With tensions heating up along the LoCs and LACs (Line of Control/Line of Actual Control) with Pakistan and China, the Indian army is ramping up its forces in massive proportions. So I’ll start this sensitive topic with a rundown of the types of war assets that are deployed at wartime.
Perhaps the most common type of war assets since time immemorial, the soldier has been the symbol of war since the dawn of war. For most of human history, wars have been fought with soldiers. Depending on the period you choose to focus on, infantry have been equipped in different ways for different things. Nowadays, infantry are used for quick deployment, for areas that cannot be accessed by other types of units, and for deploying a wide variety of tactics such as concealment.
Tanks and mechanised war are still new concepts, keeping in mind the discrepancy of time infantry war has existed in comparison to armoured war. Tanks however, have become the staple of every modern army. With heavy firepower, impressive strength, and defensive prowess, the tank is usually used in conjunction with infantry to support ground troops.
The ability to shell a locale from several kilometres away is a priceless advantage when you think about how war today is. It can inflict substantial casualties on infantry, tanks, other artillery (known as counter battery fire) and infrastructure.
Fixed weapons such as MG nests (machine guns), mortars, anti-air missiles, bunkers and logistics buildings are all part of conventional armies.

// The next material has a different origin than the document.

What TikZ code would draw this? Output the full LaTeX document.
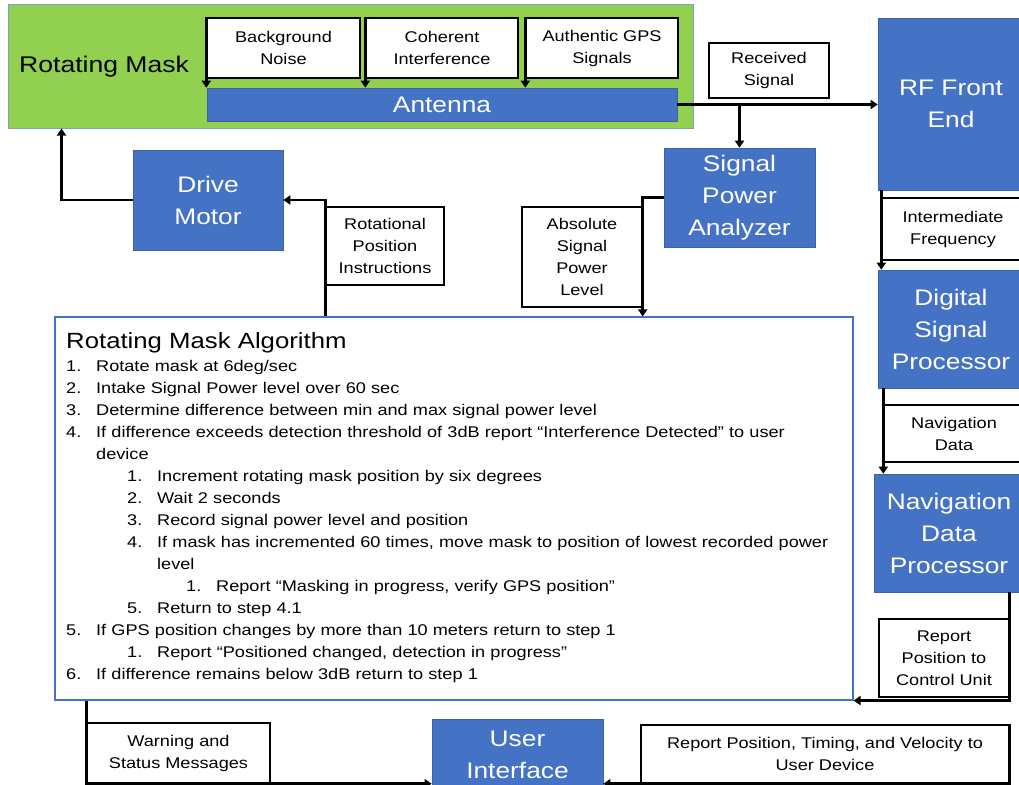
\documentclass[tikz,border=0pt]{standalone}
\usepackage{fontspec}
\setmainfont{Liberation Sans}[FakeStretch=1.17]
\usetikzlibrary{arrows.meta}

\definecolor{boxblue}{HTML}{4472C4}
\definecolor{boxedge}{HTML}{3A62A8}
\definecolor{maskgreen}{HTML}{92D050}
\definecolor{maskedge}{HTML}{7F9CD0}

% one line of the numbered procedure: indent, number, text
\newcommand\algline[3]{\hspace*{#1}\makebox[30pt][l]{#2}#3}

\tikzset{
  sz/.style n args={2}{minimum width=#1pt, minimum height=#2pt},
  unit/.style={rectangle, inner sep=0pt, fill=boxblue, draw=boxedge, line width=0.6pt,
    text=white, align=center, font=\fontsize{22.5}{32}\selectfont},
  tag/.style={rectangle, inner sep=0pt, fill=white, draw=black, line width=1.4pt,
    align=center, font=\fontsize{15.5}{22}\selectfont},
  maskbox/.style={rectangle, inner sep=0pt, fill=maskgreen, draw=maskedge, line width=1pt},
  algbox/.style={rectangle, inner sep=0pt, fill=white, draw=boxblue, line width=1.1pt},
  flow/.style={line width=2.6pt, -{Triangle[length=7pt,width=9pt]}},
}

\begin{document}
\begin{tikzpicture}[x=1pt, y=-1pt]
\useasboundingbox (0,0) rectangle (1019,784);
\fill[white] (0,0) rectangle (1019,784);

% rotating mask assembly
\node[maskbox, sz={685}{123}] (mask) at (350.5,66.5) {};
\node[anchor=west, inner sep=0pt, font=\fontsize{22.7}{27}\selectfont] (masklbl) at (19,67) {Rotating Mask};
\node[tag, sz={153}{60}] (bn) at (283.5,48) {Background\\Noise};
\node[tag, sz={152}{60}] (ci) at (442,48) {Coherent\\Interference};
\node[tag, sz={152}{60}] (ag) at (602,48) {Authentic GPS\\Signals};
\node[unit, sz={470}{33}] (ant) at (442,104.5) {Antenna};

% receiver chain
\node[tag, sz={120}{55}] (rs) at (769,70.5) {Received\\Signal};
\node[unit, sz={146}{172}] (rf) at (951,104) {RF Front\\End};
\node[unit, sz={151}{99}] (spa) at (739.5,197.5) {Signal\\Power\\Analyzer};
\node[tag, sz={142}{62}] (if) at (953,229) {Intermediate\\Frequency};
\node[unit, sz={146}{118}] (dsp) at (951,329) {Digital\\Signal\\Processor};
\node[tag, sz={140}{57}] (nd) at (954,433.5) {Navigation\\Data};
\node[unit, sz={150}{118}] (ndp) at (949,533) {Navigation\\Data\\Processor};
\node[tag, sz={130}{78}] (rpc) at (944,658) {Report\\Position to\\Control Unit};

% motor and control
\node[unit, sz={150}{100}] (dm) at (208,200) {Drive\\Motor};
\node[tag, sz={118}{78}] (rpi) at (385,246) {Rotational\\Position\\Instructions};
\node[tag, sz={120}{100}] (asp) at (582,257) {Absolute\\Signal\\Power\\Level};

% algorithm panel
\node[algbox, sz={798}{383}] (alg) at (454,508.5) {};
\node[anchor=base west, inner sep=0pt, font=\fontsize{22}{26}\selectfont] (algtitle) at (66,348) {Rotating Mask Algorithm};
\node[anchor=base west, inner sep=0pt, align=left, text width=780pt,
      font=\fontsize{15.5}{22}\selectfont] (algsteps) at (66,371) {%
\algline{0pt}{1.}{Rotate mask at 6deg/sec}\\
\algline{0pt}{2.}{Intake Signal Power level over 60 sec}\\
\algline{0pt}{3.}{Determine difference between min and max signal power level}\\
\algline{0pt}{4.}{If difference exceeds detection threshold of 3dB report “Interference Detected” to user}\\
\algline{0pt}{}{device}\\
\algline{61pt}{1.}{Increment rotating mask position by six degrees}\\
\algline{61pt}{2.}{Wait 2 seconds}\\
\algline{61pt}{3.}{Record signal power level and position}\\
\algline{61pt}{4.}{If mask has incremented 60 times, move mask to position of lowest recorded power}\\
\algline{61pt}{}{level}\\
\algline{120pt}{1.}{Report “Masking in progress, verify GPS position”}\\
\algline{61pt}{5.}{Return to step 4.1}\\
\algline{0pt}{5.}{If GPS position changes by more than 10 meters return to step 1}\\
\algline{61pt}{1.}{Report “Positioned changed, detection in progress”}\\
\algline{0pt}{6.}{If difference remains below 3dB return to step 1}};

% user side
\node[tag, sz={183}{60}] (wsm) at (178.5,753) {Warning and\\Status Messages};
\node[unit, sz={171}{71}] (ui) at (517.5,754.5) {User\\Interface};
\node[tag, sz={368}{58}] (rptv) at (825,754) {Report Position, Timing, and Velocity to\\User Device};

% connectors
\draw[flow] (bn.north west) -- (bn.north west |- ant.north);
\draw[flow] (ci.north west) -- (ci.north west |- ant.north);
\draw[flow] (ag.north west) -- (ag.north west |- ant.north);
\draw[flow] (ant.east) -- (ant.east -| rf.west);
\draw[flow] (ant.east -| spa.north) -- (spa.north);
\draw[flow] (spa.west) -| (asp.east |- alg.north);
\draw[flow] (rpi.west |- alg.north) |- (dm.east);
\draw[flow] (dm.west) -| ([xshift=54pt]mask.south west);
\draw[flow] (if.west |- rf.south) -- (if.west |- dsp.north);
\draw[flow] (nd.west |- dsp.south) -- (nd.west |- ndp.north);
\draw[flow] (rpc.east |- ndp.south) |- (alg.south east);
\draw[flow] (wsm.north west |- alg.south) |- (ui.west |- wsm.south);
\draw[flow] (rptv.north east) |- (ui.east |- rptv.south);
\end{tikzpicture}
\end{document}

Airborne troops/Air force:
Aviation warfare is perhaps the newest concept of modern war, alongside drone warfare. Airborne troops are the quickest to deploy, some of the most versatile, and some of the most advanced troops in the modern army. Their ability to wreak havoc from the skies makes them some of the most feared adversaries to enemy armies.

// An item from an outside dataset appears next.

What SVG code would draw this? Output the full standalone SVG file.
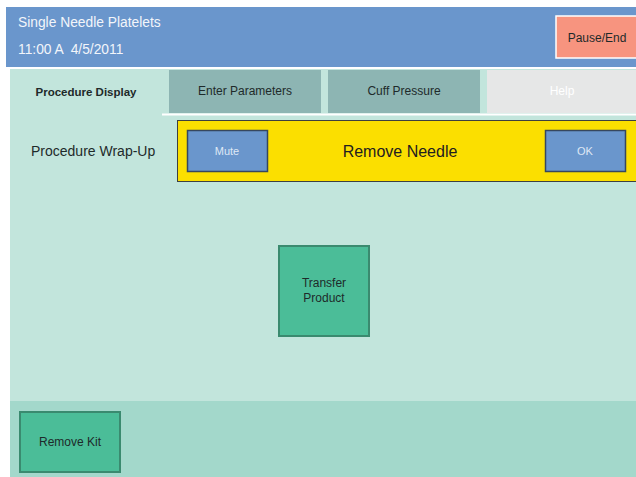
<svg xmlns="http://www.w3.org/2000/svg" width="636" height="477" viewBox="0 0 636 477">
  <style>
    text { font-family: "Liberation Sans", Arial, sans-serif; }
    .hdr { fill: #f2f5fa; font-size: 13.8px; }
    .tab { fill: #8db5b3; }
    .tabtxt { fill: #1e2a2a; font-size: 12px; text-anchor: middle; }
    .btn { fill: #6a96cc; stroke: #36475e; stroke-width: 1.5; }
    .btntxt { fill: #dfe8f5; font-size: 11px; text-anchor: middle; }
    .green { fill: #4bbd98; stroke: #3a8a6f; stroke-width: 2; }
    .dark { fill: #1e2a2a; text-anchor: middle; font-size: 12px; }
  </style>

  <rect x="0" y="0" width="636" height="477" fill="#ffffff"/>

  <!-- header bar -->
  <g id="header">
    <rect x="6" y="7" width="630" height="60" fill="#6a96cc"/>
    <text class="hdr" x="18" y="27">Single Needle Platelets</text>
    <text class="hdr" x="18" y="54" xml:space="preserve">11:00 A  4/5/2011</text>
  </g>

  <g id="pause-end">
    <rect x="556" y="16" width="82" height="42" fill="#f7947f" stroke="#ffffff" stroke-width="1.5"/>
    <text class="dark" x="597" y="42">Pause/End</text>
  </g>

  <!-- main content panels -->
  <rect x="10" y="69" width="626" height="332" fill="#c2e5dc"/>
  <rect x="10" y="401" width="626" height="76" fill="#a3d8cb"/>

  <!-- tabs -->
  <g id="tab-procedure-display">
    <rect x="10" y="69" width="152" height="45" fill="#c2e5dc"/>
    <text class="tabtxt" x="86" y="96" font-weight="bold" font-size="11.5" style="font-size:11.5px">Procedure Display</text>
  </g>
  <g id="tab-enter-parameters">
    <rect class="tab" x="169" y="70" width="152" height="43"/>
    <text class="tabtxt" x="245" y="95">Enter Parameters</text>
  </g>
  <g id="tab-cuff-pressure">
    <rect class="tab" x="328" y="70" width="152" height="43"/>
    <text class="tabtxt" x="404" y="95">Cuff Pressure</text>
  </g>
  <g id="tab-help">
    <rect x="487" y="70" width="149" height="43" fill="#e6e7e7"/>
    <text class="tabtxt" x="562" y="95" style="fill:#ffffff">Help</text>
  </g>
  <line x1="162" y1="114.5" x2="636" y2="114.5" stroke="#ffffff" stroke-width="2"/>

  <g id="status">
    <text x="31" y="156" font-size="14" fill="#1e2a2a">Procedure Wrap-Up</text>
  </g>

  <!-- alert banner -->
  <g id="alert">
    <rect x="177.5" y="120.5" width="460" height="61" fill="#fbdf00" stroke="#3d4040" stroke-width="1"/>
    <text x="400" y="157" font-size="16" fill="#1e2020" text-anchor="middle">Remove Needle</text>
  </g>
  <g id="mute">
    <rect class="btn" x="187.5" y="130.5" width="80" height="41"/>
    <text class="btntxt" x="227" y="155">Mute</text>
  </g>
  <g id="ok">
    <rect class="btn" x="545.5" y="130.5" width="80" height="41"/>
    <text class="btntxt" x="585" y="155">OK</text>
  </g>

  <g id="transfer-product">
    <rect class="green" x="279" y="246" width="90" height="90"/>
    <text class="dark" x="324" y="287">Transfer</text>
    <text class="dark" x="324" y="302">Product</text>
  </g>

  <g id="remove-kit">
    <rect class="green" x="20" y="412" width="100" height="60"/>
    <text class="dark" x="70" y="446">Remove Kit</text>
  </g>
</svg>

The Indian army monitors, holds, protects and patrols a massive 826 kilometre border with China. Since 2012, the Indian army has been placing more and more soldiers to reinforce these positions. Not only infantry, more armour and installations are being placed around these areas as well.

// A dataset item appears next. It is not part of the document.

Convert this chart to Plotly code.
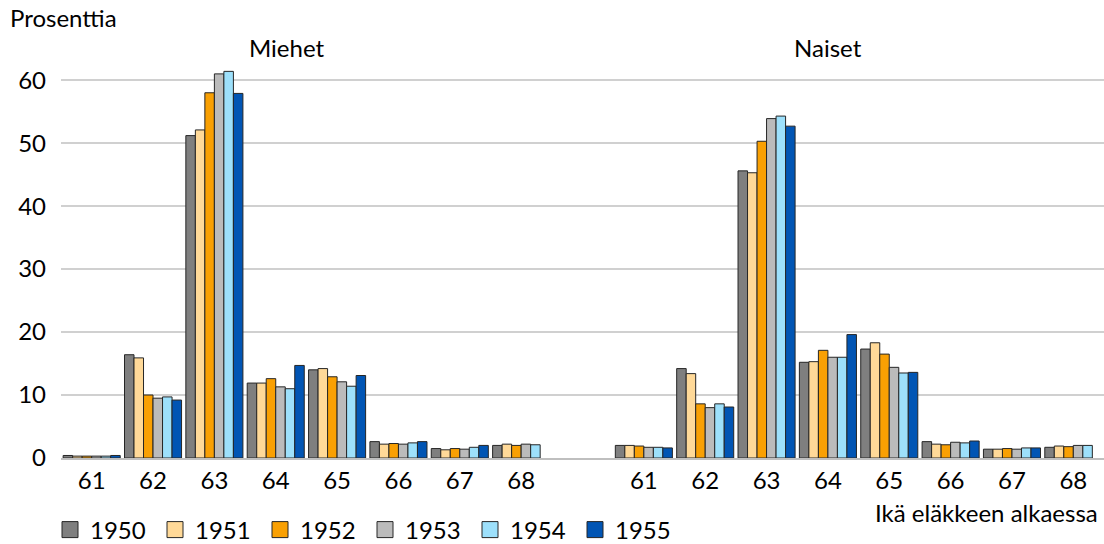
import plotly.graph_objects as go

ages = ["61", "62", "63", "64", "65", "66", "67", "68"]
years = ["1950", "1951", "1952", "1953", "1954", "1955"]
colors = ["#7F7F7F", "#FFD998", "#F9A003", "#BBBBBB", "#9DE0FB", "#0155B4"]

# Miehet (men), by birth year
men_1950 = [0.4, 16.4, 51.2, 11.9, 14.0, 2.6, 1.5, 2.0]
men_1951 = [0.3, 15.9, 52.1, 11.9, 14.2, 2.2, 1.3, 2.2]
men_1952 = [0.3, 10.0, 58.0, 12.6, 12.9, 2.3, 1.5, 2.0]
men_1953 = [0.3, 9.5, 61.0, 11.3, 12.1, 2.2, 1.4, 2.2]
men_1954 = [0.3, 9.7, 61.4, 11.0, 11.4, 2.4, 1.7, 2.1]
men_1955 = [0.4, 9.2, 57.9, 14.7, 13.1, 2.6, 2.0, None]

# Naiset (women), by birth year
women_1950 = [2.0, 14.2, 45.6, 15.2, 17.3, 2.6, 1.4, 1.7]
women_1951 = [2.0, 13.4, 45.3, 15.3, 18.3, 2.2, 1.4, 1.9]
women_1952 = [1.9, 8.6, 50.3, 17.1, 16.5, 2.1, 1.5, 1.8]
women_1953 = [1.7, 8.0, 53.9, 16.0, 14.4, 2.5, 1.4, 2.0]
women_1954 = [1.7, 8.6, 54.3, 16.0, 13.5, 2.4, 1.6, 2.0]
women_1955 = [1.6, 8.1, 52.7, 19.6, 13.6, 2.7, 1.6, None]

men = [men_1950, men_1951, men_1952, men_1953, men_1954, men_1955]
women = [women_1950, women_1951, women_1952, women_1953, women_1954, women_1955]

y_ticks = [0, 10, 20, 30, 40, 50, 60]

FONT = "Lato"
FS = 24

men_keys = ["M" + a for a in ages]
women_keys = ["N" + a for a in ages]
gap_key = ["gap"]
categories = men_keys + gap_key + women_keys

fig = go.Figure()
for i, yr in enumerate(years):
    fig.add_trace(go.Bar(
        x=categories,
        y=men[i] + [None] + women[i],
        name=yr, legendgroup=yr, showlegend=False,
        marker=dict(color=colors[i], line=dict(color="#262626", width=1)),
    ))
    # legend entry with a larger square swatch
    fig.add_trace(go.Scatter(
        x=[categories[0]], y=[None], mode="markers", name=yr, legendgroup=yr,
        marker=dict(symbol="square", size=20, color=colors[i],
                    line=dict(color="#262626", width=1)),
        hoverinfo="skip",
    ))

W, H = 1104, 544
L, R, T, B = 61, 0, 55, 86
pw = W - L - R
ph = H - T - B

def px(xp):
    return (xp - L) / pw

def py(yp):
    return (H - B - yp) / ph

fig.update_layout(
    width=W, height=H,
    margin=dict(l=L, r=R, t=T, b=B, autoexpand=False),
    paper_bgcolor="white", plot_bgcolor="white",
    barmode="group", bargap=0.07, bargroupgap=0,
    font=dict(family=FONT, size=FS, color="#000000"),
    xaxis=dict(
        type="category", categoryorder="array", categoryarray=categories,
        tickvals=men_keys + women_keys, ticktext=ages + ages,
        showgrid=False, showline=True, linecolor="#BFBFBF", linewidth=1.5,
        ticks="", tickfont=dict(family=FONT, size=FS),
        range=[-0.5, len(categories) - 0.5],
    ),
    yaxis=dict(
        range=[0, 64], tickvals=y_ticks, ticktext=[str(v) for v in y_ticks],
        showgrid=True, gridcolor="#D0D0D0", gridwidth=1.5,
        zeroline=False, showline=False, ticks="",
        ticklabelstandoff=14, tickfont=dict(family=FONT, size=FS),
    ),
    legend=dict(
        orientation="h", x=px(50), xanchor="left", y=py(530), yanchor="middle",
        font=dict(family=FONT, size=FS), entrywidth=60, entrywidthmode="pixels",
        itemwidth=30, traceorder="normal", bgcolor="rgba(0,0,0,0)",
    ),
    showlegend=True,
    annotations=[
        dict(text="Prosenttia", xref="paper", yref="paper", x=px(8), y=py(18),
             xanchor="left", yanchor="middle", showarrow=False,
             font=dict(family=FONT, size=FS)),
        dict(text="Miehet", xref="paper", yref="paper", x=px(287), y=py(48),
             xanchor="center", yanchor="middle", showarrow=False,
             font=dict(family=FONT, size=FS)),
        dict(text="Naiset", xref="paper", yref="paper", x=px(828), y=py(48),
             xanchor="center", yanchor="middle", showarrow=False,
             font=dict(family=FONT, size=FS)),
        dict(text="Ikä eläkkeen alkaessa", xref="paper", yref="paper", x=px(1100), y=py(512),
             xanchor="right", yanchor="middle", showarrow=False,
             font=dict(family=FONT, size=FS)),
    ],
)

fig.write_html("out.html", config={"displayModeBar": False},
               post_script="document.body.style.margin='0';")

Since the terrain is more extreme on the Indian side of the LoC, it is estimated that at time of war, it will take more time for us to deploy troops than the Chinese, since the terrain is flatter on their side. However, against China, India still has a major deficit in terms of expenditure and troop numbers.
A one-on-one fight with Pakistan should be a much easier war for the Indians, as the Pakistani army has less powerful assets than the Indians. Budget-wise, the Indian army stands at Number 8 globally, while the Pakistani army stands at 33rd. The Indians also have many more troops ready to fight at wartime. We have about 47 lakh soldiers that can be deployed (don’t quote me on these figures, I’m still uncertain about the authenticity of these) while the Pakistani army has about 14 lakh. In terms of air power, we have ~2080 planes, while the Pakistani army has ~900. In terms of organisation, we’ve seen the Indian army outsmart the Pakistanis, but whether that still holds true is yet to be seen. Unlike the war with China, this one probably won’t be heavily affected by terrain. Again, no nation publicises their military organisation, and it will have to be something to be seen if such a conflict does happen.
Mind you, I’m not writing this with aims of instigating any anti-Sino or Anti-Pak sentiments or propaganda. I hate war as much as the next guy, but I wrote this to put things in perspective for those who are too confused by all the smoke being stirred up in the media. I, in no way condone any type of conflicts between India or any nation at all.
It goes without saying, that if India will have to start producing arms locally with the make in India campaign, otherwise it will have a very difficult time reinforcing its troops if war does happen. It’d be like shooting the last bullet at your enemy and then placing an order for more and waiting for the delivery. If we are to emphasise our military, we must start making free-markets for our defence industries and become open to privatised funding from military giants outside India. According to Asiatimes:
“India’s defense industrial base, on the other hands, appears to be still stuck in its old Nehruvian paradigm of government-led development and growth. While the rest of India appears to be racing into the 21st century, powered by a dynamic, free market-oriented economy, the defense sector remains mired in the country’s socialist and protectionist past. Consequently, the nation is still predominantly saddled with an oversized, non-competitive, non-responsive military-industrial complex – capable, it seems, of only producing technologically inferior military equipment, and even then, never on time and nearly always way over their original cost estimates.”